The Hymns and Carols of Christmas

Run, Shepherds, Run

The Angel's Song
From "Flowers of Sion"

Words: William Drummond (1585-1649)

Music: Unknown

Source: Joshua Sylvester, A Garland of Christmas Carols, Ancient and Modern (London: John Camden Hotten, 1861), pp. 97-98.

Run, Shepherds, run where Bethlem blest appears,
    We bring the best of news, be not dismayed:
A Saviour there is born, more old than years
    Amidst Heaven's rolling heights this earth who stayed;
    In a poor cottage inned, a Virgin Maid,
A weakling did Him bear, who all upbears,
    There is He poorly swaddled, in a manger laid
To whom too narrow swaddlings are our spheres:

Run, Shepherds, run, and solemnize His birth.
    This is that night -- no, day grown great with bliss,
    In which the power of Satan broken is;
In Heaven be glory, peace unto the Earth,
    Thus singing through the air the angels swam,
    A cope of stars re-echoed the same.

Sylvester's Note:

William Drummond, of Hawthornden, the friend of Ben Jonson, was the author of the following two sonnets.

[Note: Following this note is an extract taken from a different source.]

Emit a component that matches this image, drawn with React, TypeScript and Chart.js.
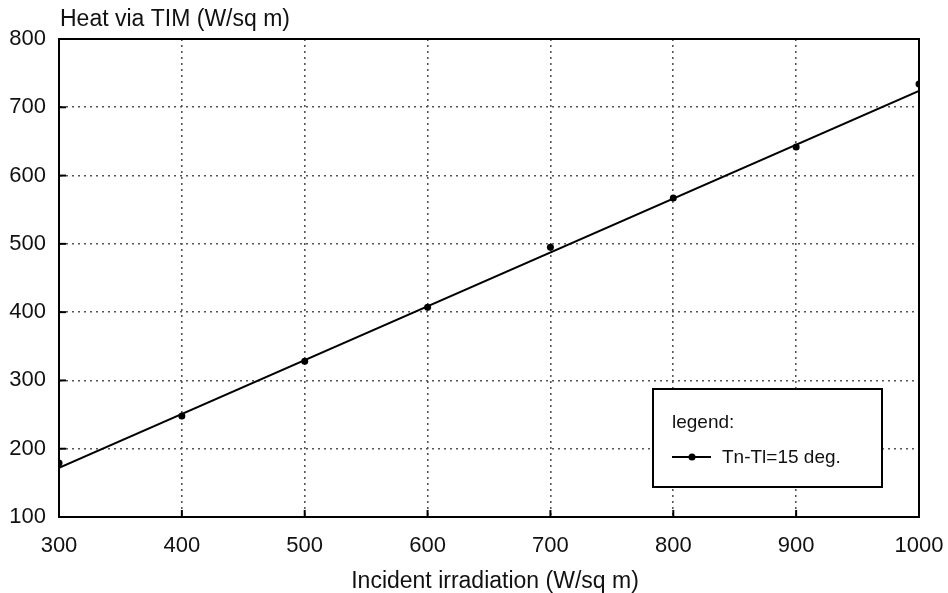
import React, { useEffect, useRef } from "react";
import { Chart, registerables } from "chart.js";

Chart.register(...registerables);

// Data
const irradiation = [300, 400, 500, 600, 700, 800, 900, 1000];
const heatPoints = [179, 248, 328, 407, 495, 567, 642, 734];
const fitX = [300, 1000];
const fitY = [172, 724];

const xTitle = "Incident irradiation (W/sq m)";
const yTitle = "Heat via TIM (W/sq m)";
const legendTitle = "legend:";
const seriesLabel = "Tn-Tl=15 deg.";

const FONT = "'Liberation Sans', Arial, Helvetica, sans-serif";

const decorPlugin = {
  id: "decor",
  afterDraw(chart: any) {
    const { ctx, chartArea } = chart;
    const { left, right, top, bottom } = chartArea;
    const xs = chart.scales.x;
    const ys = chart.scales.y;
    ctx.save();
    // frame
    ctx.strokeStyle = "#000";
    ctx.lineWidth = 2;
    ctx.setLineDash([]);
    ctx.strokeRect(left, top, right - left, bottom - top);
    // inner ticks
    xs.ticks.forEach((t: any) => {
      const px = xs.getPixelForValue(t.value);
      ctx.beginPath();
      ctx.moveTo(px, bottom);
      ctx.lineTo(px, bottom - 7);
      ctx.stroke();
    });
    ys.ticks.forEach((t: any) => {
      const py = ys.getPixelForValue(t.value);
      ctx.beginPath();
      ctx.moveTo(left, py);
      ctx.lineTo(left + 7, py);
      ctx.stroke();
    });
    // titles
    ctx.fillStyle = "#111";
    ctx.font = `23px ${FONT}`;
    ctx.textBaseline = "alphabetic";
    ctx.textAlign = "left";
    ctx.fillText(yTitle, 60, 26);
    ctx.textAlign = "center";
    ctx.fillText(xTitle, 495, 588);
    // legend box
    ctx.fillStyle = "#fff";
    ctx.fillRect(653, 389, 229, 98);
    ctx.strokeStyle = "#000";
    ctx.lineWidth = 2;
    ctx.strokeRect(653, 389, 229, 98);
    ctx.fillStyle = "#111";
    ctx.font = `19px ${FONT}`;
    ctx.textAlign = "left";
    ctx.fillText(legendTitle, 672, 428);
    ctx.beginPath();
    ctx.lineWidth = 2;
    ctx.moveTo(672, 457);
    ctx.lineTo(711, 457);
    ctx.stroke();
    ctx.beginPath();
    ctx.arc(692, 457, 3.5, 0, Math.PI * 2);
    ctx.fillStyle = "#000";
    ctx.fill();
    ctx.fillStyle = "#111";
    ctx.textBaseline = "middle";
    ctx.fillText(seriesLabel, 722, 458);
    ctx.restore();
  },
};

export default function App() {
  const ref = useRef<HTMLCanvasElement>(null);
  useEffect(() => {
    if (!ref.current) return;
    const chart = new Chart(ref.current, {
      type: "scatter",
      data: {
        datasets: [
          {
            label: "fit",
            data: fitX.map((x, i) => ({ x, y: fitY[i] })),
            showLine: true,
            borderColor: "#000",
            borderWidth: 2,
            pointRadius: 0,
          },
          {
            label: seriesLabel,
            data: irradiation.map((x, i) => ({ x, y: heatPoints[i] })),
            showLine: false,
            pointRadius: 3.5,
            pointBackgroundColor: "#000",
            pointBorderColor: "#000",
            pointBorderWidth: 0,
          },
        ],
      },
      options: {
        animation: false,
        responsive: false,
        maintainAspectRatio: false,
        layout: { padding: { top: 39, right: 29, left: 0, bottom: 0 } },
        plugins: {
          legend: { display: false },
          tooltip: { enabled: false },
          title: { display: false },
        },
        scales: {
          x: {
            type: "linear",
            min: 300,
            max: 1000,
            afterFit: (s: any) => {
              s.height = 76;
              s.paddingLeft = 0;
              s.paddingRight = 0;
            },
            ticks: {
              stepSize: 100,
              padding: 16,
              color: "#111",
              font: { family: FONT, size: 22 },
              maxRotation: 0,
              callback: (v: any) => String(v),
            },
            grid: {
              color: "#555",
              lineWidth: 1.6,
              drawTicks: false,
            },
            border: { display: true, color: "#000", width: 2, dash: [2, 4] },
          },
          y: {
            type: "linear",
            min: 100,
            max: 800,
            afterFit: (s: any) => {
              s.width = 59;
              s.paddingTop = 0;
              s.paddingBottom = 0;
            },
            ticks: {
              stepSize: 100,
              padding: 13,
              color: "#111",
              font: { family: FONT, size: 22 },
              callback: (v: any) => String(v),
            },
            grid: {
              color: "#555",
              lineWidth: 1.6,
              drawTicks: false,
            },
            border: { display: true, color: "#000", width: 2, dash: [2, 4] },
          },
        },
      },
      plugins: [decorPlugin],
    } as any);
    return () => chart.destroy();
  }, []);
  return (
    <div style={{ position: "fixed", left: 0, top: 0, width: 948, height: 593, background: "#fff" }}>
      <canvas ref={ref} width={948} height={593} style={{ width: 948, height: 593, display: "block" }} />
    </div>
  );
}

Jonson once trudged on foot to Scotland to see and converse with the man whom he had long known as a friendly correspondent. From Jonson's rude manners it does not appear that their mutual regard was enhanced.

Note that Hugh Keyte, an editor of The New Oxford Book of Carols (Oxford: Oxford University Press, 1992) believes that "Joshua Sylvestre" is a pseudonym for a collaboration between William Sandys (1792-1874) and William Henry Husk (1814-1887). See Appendix 4.

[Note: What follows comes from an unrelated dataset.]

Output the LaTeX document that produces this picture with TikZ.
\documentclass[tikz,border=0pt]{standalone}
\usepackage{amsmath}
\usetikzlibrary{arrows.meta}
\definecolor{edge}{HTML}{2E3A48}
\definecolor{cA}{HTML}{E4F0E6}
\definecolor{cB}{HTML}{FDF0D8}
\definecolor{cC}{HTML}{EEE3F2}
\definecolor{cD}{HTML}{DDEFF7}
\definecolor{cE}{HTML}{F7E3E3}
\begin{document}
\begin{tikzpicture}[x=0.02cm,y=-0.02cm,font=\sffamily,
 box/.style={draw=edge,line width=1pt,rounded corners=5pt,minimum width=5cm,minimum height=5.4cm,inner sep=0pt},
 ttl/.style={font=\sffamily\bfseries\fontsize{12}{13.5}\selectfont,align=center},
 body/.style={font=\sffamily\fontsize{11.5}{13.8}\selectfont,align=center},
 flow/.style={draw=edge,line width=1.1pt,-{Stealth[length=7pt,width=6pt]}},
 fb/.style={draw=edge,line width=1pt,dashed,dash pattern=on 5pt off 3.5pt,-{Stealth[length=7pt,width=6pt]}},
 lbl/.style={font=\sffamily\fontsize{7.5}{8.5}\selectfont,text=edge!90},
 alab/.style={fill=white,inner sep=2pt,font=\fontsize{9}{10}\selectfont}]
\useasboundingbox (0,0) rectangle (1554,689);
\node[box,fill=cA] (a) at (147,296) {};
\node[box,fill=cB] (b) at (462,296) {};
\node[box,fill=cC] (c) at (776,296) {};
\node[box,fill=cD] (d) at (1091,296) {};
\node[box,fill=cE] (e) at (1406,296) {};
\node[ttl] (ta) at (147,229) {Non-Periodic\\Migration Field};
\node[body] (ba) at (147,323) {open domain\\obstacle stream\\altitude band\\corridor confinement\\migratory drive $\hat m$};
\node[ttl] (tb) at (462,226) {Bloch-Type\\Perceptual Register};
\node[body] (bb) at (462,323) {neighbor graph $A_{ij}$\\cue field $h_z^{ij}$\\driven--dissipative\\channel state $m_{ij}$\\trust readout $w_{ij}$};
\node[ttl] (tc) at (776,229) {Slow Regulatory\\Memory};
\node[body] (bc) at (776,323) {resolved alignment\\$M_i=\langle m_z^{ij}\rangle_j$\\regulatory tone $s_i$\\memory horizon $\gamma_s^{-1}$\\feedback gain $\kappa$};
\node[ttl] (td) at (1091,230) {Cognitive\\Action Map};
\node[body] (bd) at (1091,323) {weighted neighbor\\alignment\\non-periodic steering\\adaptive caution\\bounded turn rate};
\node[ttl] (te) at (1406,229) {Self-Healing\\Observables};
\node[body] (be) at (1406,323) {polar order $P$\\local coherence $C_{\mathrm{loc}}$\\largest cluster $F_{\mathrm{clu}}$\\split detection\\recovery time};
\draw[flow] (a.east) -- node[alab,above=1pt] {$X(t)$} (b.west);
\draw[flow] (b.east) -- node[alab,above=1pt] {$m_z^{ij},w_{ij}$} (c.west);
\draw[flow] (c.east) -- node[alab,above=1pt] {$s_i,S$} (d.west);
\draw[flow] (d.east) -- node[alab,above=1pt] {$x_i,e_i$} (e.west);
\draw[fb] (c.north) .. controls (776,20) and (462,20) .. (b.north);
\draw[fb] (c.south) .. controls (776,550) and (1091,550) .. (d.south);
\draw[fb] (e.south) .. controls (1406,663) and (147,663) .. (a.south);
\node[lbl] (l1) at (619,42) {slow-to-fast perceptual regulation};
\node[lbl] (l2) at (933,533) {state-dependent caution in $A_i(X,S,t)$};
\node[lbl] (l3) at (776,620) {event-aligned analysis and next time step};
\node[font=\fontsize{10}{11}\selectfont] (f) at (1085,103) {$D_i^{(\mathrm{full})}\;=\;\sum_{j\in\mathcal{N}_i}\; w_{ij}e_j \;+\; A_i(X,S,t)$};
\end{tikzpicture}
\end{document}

Also found in Edith Rickert, Ancient English Christmas Carols: 1400-1700 (London: Chatto & Windus, 1914), p. 273, under the title "The Angels." She also gives attribution to William Drummond of Hawthornden (1585-1649).

Also found in A. H. Bullen, A Christmas Garland (London: John C. Nimmo, 1885), p. 128. "By William Drummond of Hawthornden." He notes at page 263:

"Too often in reading Drummond of Hawthornden we feel that the poet is giving us “words, words, words.” His work is always polished and refined, but seldom throbs with life. The two sonnets I have quoted are graceful but (it must be confessed) commonplace. There is an elaborate life of Drummond (who died in 1649) by Professor Masson."